The drive to the field is twelve minutes long. For two seasons, we used those minutes to drill the lineup, the matchups, the play installed at Wednesday practice. Our kid in the back seat heard one thing: Don’t mess this up.

We didn’t mean to say that. We said something about footwork on the second batter. They heard pressure.

Then we figured out what works in that car, and it’s better than the old way.

What the drive is for

Three things, in this order. Ground them. Reduce stakes. Hand them their job.

Ground them. Smell that? They cut the grass. Or There’s the bagel place. The one we go to after. We are reminding them that the field is a real place in a real life, not the only place in the universe today.

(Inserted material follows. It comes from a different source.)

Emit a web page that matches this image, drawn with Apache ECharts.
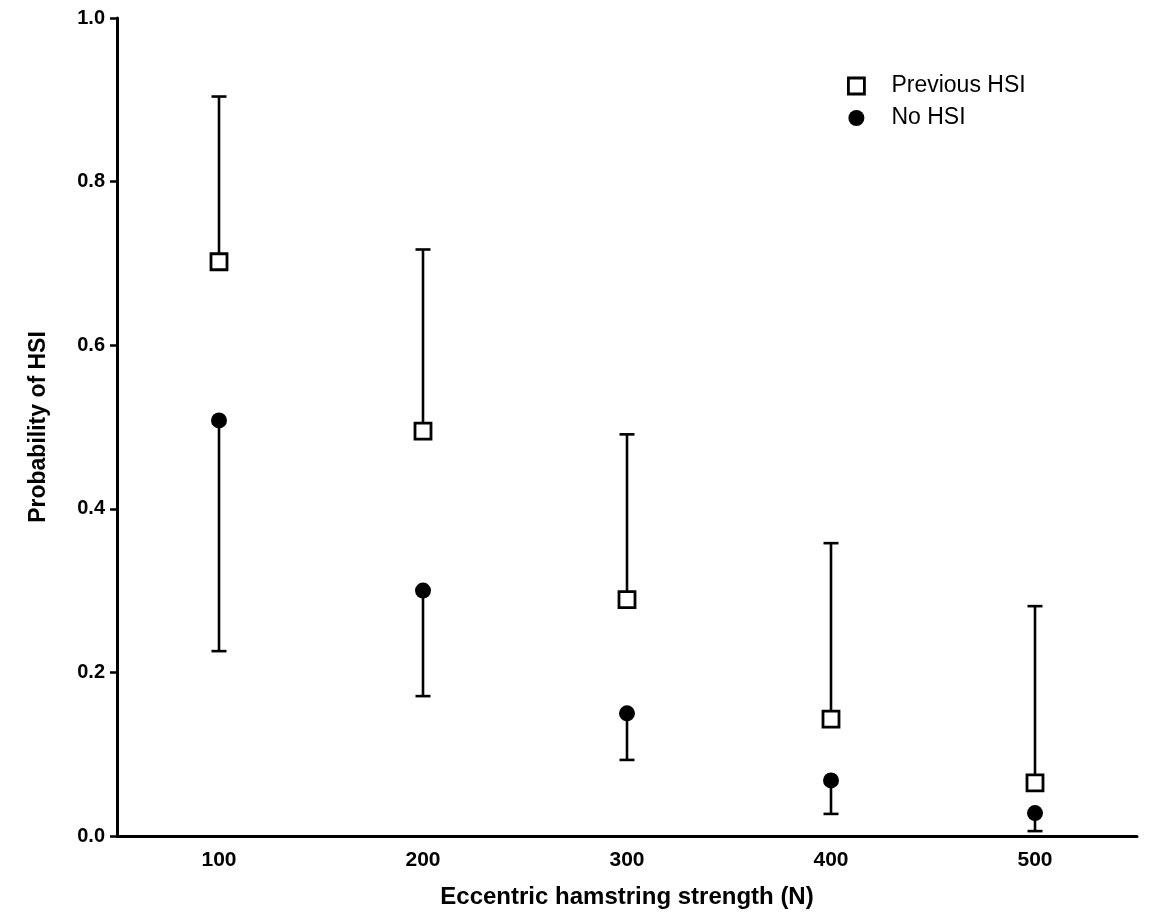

Reduce stakes. If you go 0 for 4 today, we still get pizza. Said flatly, not as a bit. Kids carry the score sheet for us. We lift it off them before the first pitch.

Hand them their job. One sentence. Your job today is to talk to the catcher between innings. Not their job to win. Their job to do one specific thing that takes courage and is fully within their control.

What it sounds like

Soccer, age 8: Your job today is to call for the ball one time in the first half.

Lacrosse, age 11: Your job is to pick one teammate and tell them good play after their next mistake.

The pattern is the same. Specificity over praise. Presence over evaluation.

What we don’t do

We do not review last game. They lived it.

We do not run through the lineup unless they ask. The lineup is our job, not theirs. They don’t need our input. They need to be ready.

We do not talk about the other team. Most kids inflate the opponent in their head. Our job in the car is to shrink the opponent back to size, not give them a backstory.

The drive there is not strategy hour. Strategy hour was Wednesday at practice.

The handoff

When we pull into the lot, we end the conversation out loud. “OK. We’re here. I’m proud of you no matter what.” Then we say nothing for the walk to the dugout.

The silence is the work. They are now alone with their job. That’s what we wanted. That’s what twelve minutes of driving was for.